From NY Times (Melissa Clark). Latkes are basically potato pancakes from Jewish cuisine. I haven't tried this recipe, my favorite recipe for potato pancakes is from an old vegetable cookbook that I lost but recently refound - click here for it.
NY Times has also recommended frying in schmaltz (rendered chicken fat), which I would love to do if I could FIND any.
Ingredients
2 large Russet potatoes (about 1 pound), scrubbed and cut lengthwise into quarters
1 large onion (8 ounces), peeled and cut into quarters
2 large eggs
½ cup all-purpose flour
2 teaspoons course kosher salt (or 1 teaspoon fine sea salt), plus more for sprinkling
1 teaspoon baking powder
½ teaspoon freshly ground black pepper
Safflower or other oil, for frying
Instructions
1. Using a food processor with a coarse grating disc, grate the potatoes and onion. Transfer the mixture to a clean dishtowel and squeeze and wring out as much of the liquid as possible.
2. Working quickly, transfer the mixture to a large bowl. Add the eggs, flour, salt, baking powder and pepper, and mix until the flour is absorbed.

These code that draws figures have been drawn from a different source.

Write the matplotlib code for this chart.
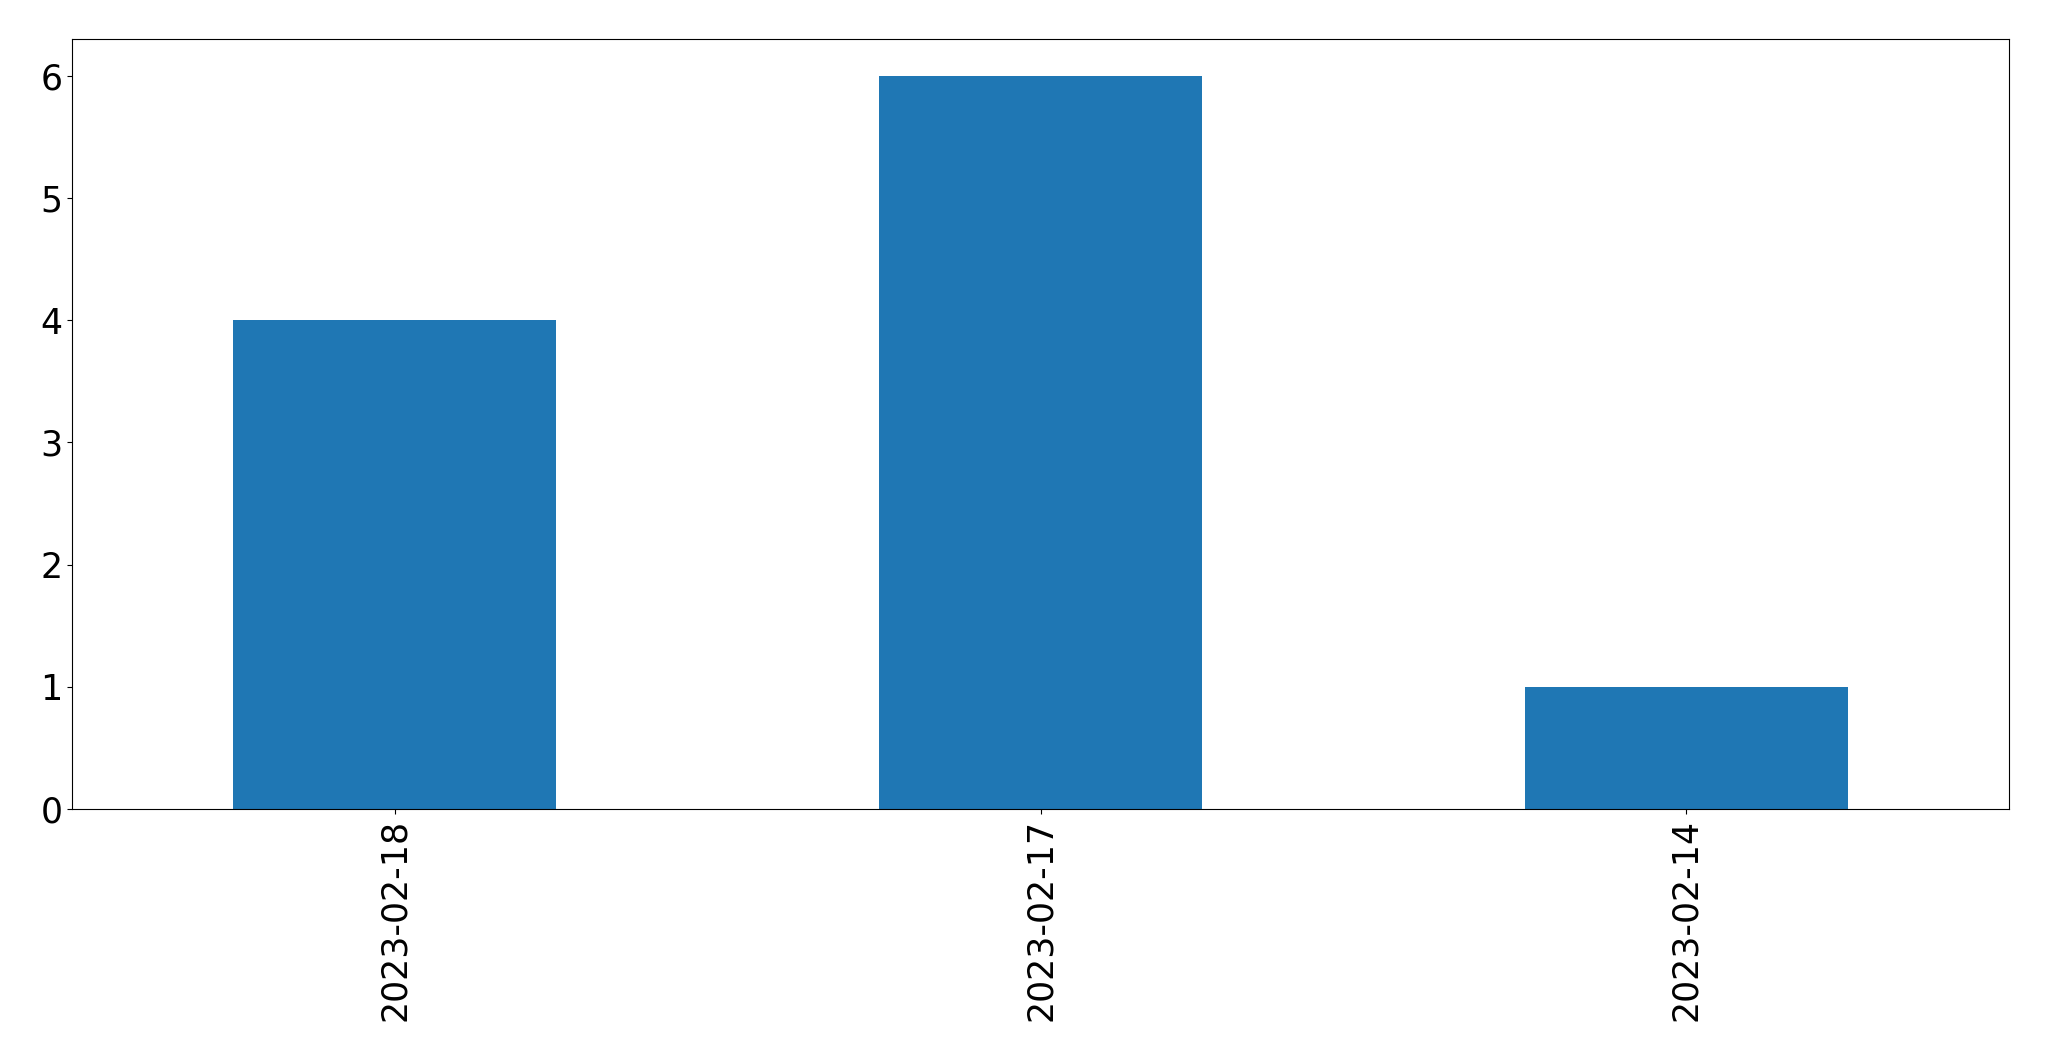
import matplotlib
matplotlib.use("Agg")
import matplotlib.pyplot as plt
import pandas as pd

dates = ["2023-02-18", "2023-02-17", "2023-02-14"]
counts = [4, 6, 1]

fig = plt.figure(figsize=(20.49, 10.61), dpi=100)
ax = fig.add_axes([72/2049, 1 - 809/1061, (2009-72)/2049, (809-39)/1061])
s = pd.Series(counts, index=dates)
s.plot(kind="bar", ax=ax, color="#1f77b4", fontsize=25)
ax.set_yticks(range(0, 7))
fig.savefig("out.png", dpi=100)
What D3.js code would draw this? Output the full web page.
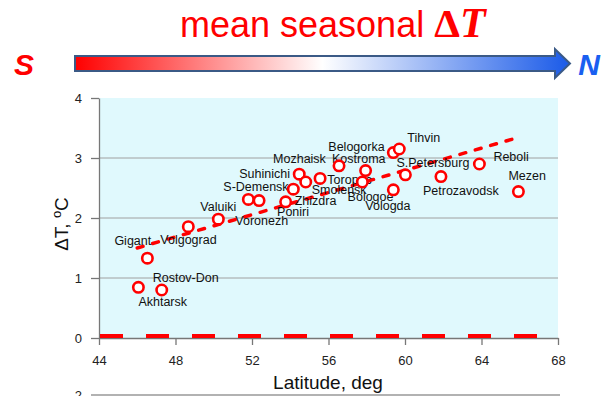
<!DOCTYPE html>
<html>
<head>
<meta charset="utf-8">
<script src="https://cdn.jsdelivr.net/npm/d3@7"></script>
<style>
  body { margin: 0; background: #fff; }
  svg { display: block; font-family: "Liberation Sans", Arial, sans-serif; }
</style>
</head>
<body>
<div id="chart"></div>
<script>
let width = 615;
let height = 396;

// station data
let stations = ["Akhtarsk", "Gigant", "Rostov-Don", "Volgograd", "Valuiki", "Voronezh",
  "Poniri", "Zhizdra", "S-Demensk", "Suhinichi", "Smolensk", "Mozhaisk", "Kostroma",
  "Toropec", "Bologoe", "Belogorka", "Tihvin", "Vologda", "S.Petersburg",
  "Petrozavodsk", "Reboli", "Mezen"];
let latitudes = [46.06, 46.53, 47.28, 48.67, 50.24, 51.81, 52.37, 53.76, 54.16, 54.47,
  54.81, 55.56, 56.55, 57.77, 57.94, 59.39, 59.70, 59.39, 60.02, 61.88, 63.89, 65.93];
let deltaT = [0.845, 1.33, 0.80, 1.855, 1.98, 2.31, 2.29, 2.27, 2.48, 2.73,
  2.60, 2.66, 2.87, 2.60, 2.79, 3.09, 3.15, 2.47, 2.72, 2.69, 2.90, 2.44];
let trendLat = [46.0, 66.0];
let trendDT = [1.5, 3.35];
let xTicks = [44, 48, 52, 56, 60, 64, 68];
let yTicks = [0, 1, 2, 3, 4];

// label placement relative to each point (pixels)
let labelOffsets = [[0, 14], [-33, -18], [-9, -13], [-28, 13], [-18, -13], [-13, 21],
  [18, 11], [9, -1], [-70, -3], [-60, -1], [6, 7], [-47, -20], [-7, -7], [-35, -3],
  [-18, 26], [-65, -6], [8, -12], [-28, 16], [-9, -12], [-18, 14], [14, -8], [-10, -16]];

let svg = d3.select("#chart").append("svg")
  .attr("width", width)
  .attr("height", height);

let xScale = d3.scaleLinear().domain([44, 68]).range([99, 558]);
let yScale = d3.scaleLinear().domain([0, 4]).range([338, 98]);

// ---- title + arrow ----
let defs = svg.append("defs");
let grad = defs.append("linearGradient").attr("id", "sn")
  .attr("x1", "0%").attr("x2", "100%").attr("y1", "0%").attr("y2", "0%");
grad.append("stop").attr("offset", "0%").attr("stop-color", "#ff0000");
grad.append("stop").attr("offset", "50%").attr("stop-color", "#ffffff");
grad.append("stop").attr("offset", "100%").attr("stop-color", "#1a5ae8");

let title = svg.append("text")
  .attr("x", 180).attr("y", 37)
  .attr("fill", "#ff0000")
  .style("font-size", "36px");
title.append("tspan").text("mean seasonal ");
title.append("tspan").text("Δ")
  .style("font-family", "'Liberation Serif', serif").style("font-weight", "bold")
  .style("font-size", "41px");
title.append("tspan").text("T")
  .style("font-family", "'Liberation Serif', serif").style("font-weight", "bold")
  .style("font-style", "italic").style("font-size", "42px");

svg.append("path")
  .attr("d", "M75,56 H555 V49 L570,63.5 L555,78 V71 H75 Z")
  .attr("fill", "url(#sn)")
  .attr("stroke", "#3b5a86")
  .attr("stroke-width", 2);

svg.append("text").text("S")
  .attr("x", 24).attr("y", 75).attr("text-anchor", "middle")
  .attr("fill", "#ff0000")
  .style("font-size", "30px").style("font-weight", "bold").style("font-style", "italic");
svg.append("text").text("N")
  .attr("x", 589).attr("y", 75).attr("text-anchor", "middle")
  .attr("fill", "#1a5ff0")
  .style("font-size", "30px").style("font-weight", "bold").style("font-style", "italic");

// ---- plot area ----
svg.append("rect")
  .attr("x", xScale(44)).attr("y", yScale(4))
  .attr("width", xScale(68) - xScale(44))
  .attr("height", yScale(0) - yScale(4))
  .attr("fill", "#e0f9fd");

svg.selectAll(".grid").data([1, 2, 3]).enter()
  .append("line")
  .attr("class", "grid")
  .attr("x1", xScale(44)).attr("x2", xScale(68))
  .attr("y1", d => yScale(d)).attr("y2", d => yScale(d))
  .attr("stroke", "#a0a0a0").attr("stroke-width", 1);

let yAxis = d3.axisLeft(yScale).tickValues(yTicks).tickFormat(d3.format("d"))
  .tickSize(8).tickSizeOuter(0).tickPadding(9);
let xAxis = d3.axisBottom(xScale).tickValues(xTicks).tickFormat(d3.format("d"))
  .tickSize(7).tickSizeOuter(0).tickPadding(11);

let yG = svg.append("g").attr("transform", "translate(" + xScale(44) + ",0)").call(yAxis);
let xG = svg.append("g").attr("transform", "translate(0," + yScale(0) + ")").call(xAxis);
[yG, xG].forEach(g => {
  g.selectAll("path, line").attr("stroke", "#777").attr("stroke-width", 1.3);
  g.selectAll("text").attr("fill", "#222")
    .style("font-size", "13px").style("font-family", "'Liberation Sans', Arial, sans-serif");
});

// zero reference dashes
svg.append("line")
  .attr("x1", xScale(44) + 1).attr("x2", xScale(68))
  .attr("y1", yScale(0) - 2).attr("y2", yScale(0) - 2)
  .attr("stroke", "#ff0000").attr("stroke-width", 4)
  .attr("stroke-dasharray", "23,23");

// trend line
svg.append("line")
  .attr("x1", xScale(trendLat[0])).attr("y1", yScale(trendDT[0]))
  .attr("x2", xScale(trendLat[1])).attr("y2", yScale(trendDT[1]))
  .attr("stroke", "#ff0000").attr("stroke-width", 3.5)
  .attr("stroke-linecap", "round")
  .attr("stroke-dasharray", "6,10");

// points
let pts = stations.map((name, i) => ({ name: name, lat: latitudes[i], dt: deltaT[i], off: labelOffsets[i] }));

svg.selectAll(".lab").data(pts).enter()
  .append("text")
  .attr("class", "lab")
  .attr("x", d => xScale(d.lat) + d.off[0])
  .attr("y", d => yScale(d.dt) + d.off[1] + 4.5)
  .text(d => d.name)
  .attr("fill", "#111")
  .style("font-size", "12.5px");

svg.selectAll(".pt").data(pts).enter()
  .append("circle")
  .attr("class", "pt")
  .attr("cx", d => xScale(d.lat))
  .attr("cy", d => yScale(d.dt))
  .attr("r", 5.2)
  .attr("fill", "#fff")
  .attr("stroke", "#ff0000")
  .attr("stroke-width", 2.6);

// axis titles
svg.append("text").text("Latitude, deg")
  .attr("x", 328).attr("y", 389).attr("text-anchor", "middle")
  .attr("fill", "#111").style("font-size", "19px");

let yt = svg.append("text")
  .attr("transform", "translate(68,224) rotate(-90)")
  .attr("text-anchor", "middle")
  .attr("fill", "#111").style("font-size", "19px");
yt.append("tspan").text("ΔT, ");
yt.append("tspan").text("o").style("font-size", "13px").attr("dy", -7);
yt.append("tspan").text("C").attr("dy", 7);

// top of the next panel, cut off at the bottom
svg.append("line")
  .attr("x1", 91).attr("x2", 560)
  .attr("y1", 395).attr("y2", 395)
  .attr("stroke", "#999").attr("stroke-width", 1.3);
svg.append("text").text("2")
  .attr("x", 82).attr("y", 400).attr("text-anchor", "end")
  .attr("fill", "#222").style("font-size", "13px");
</script>
</body>
</html>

3. In a medium heavy-bottomed pan over medium-high heat, pour in about 1/4 inch of the oil. Once the oil is hot (a drop of batter placed in the pan should sizzle), use a heaping tablespoon to drop the batter into the hot pan, cooking in batches. Use a spatula to flatten and shape the drops into discs. When the edges of the latkes are brown and crispy, about 5 minutes, flip. Cook until the second side is deeply browned, about another 5 minutes. Transfer the latkes to a paper towel-lined plate to drain and sprinkle with salt while still warm. Repeat with the remaining batter.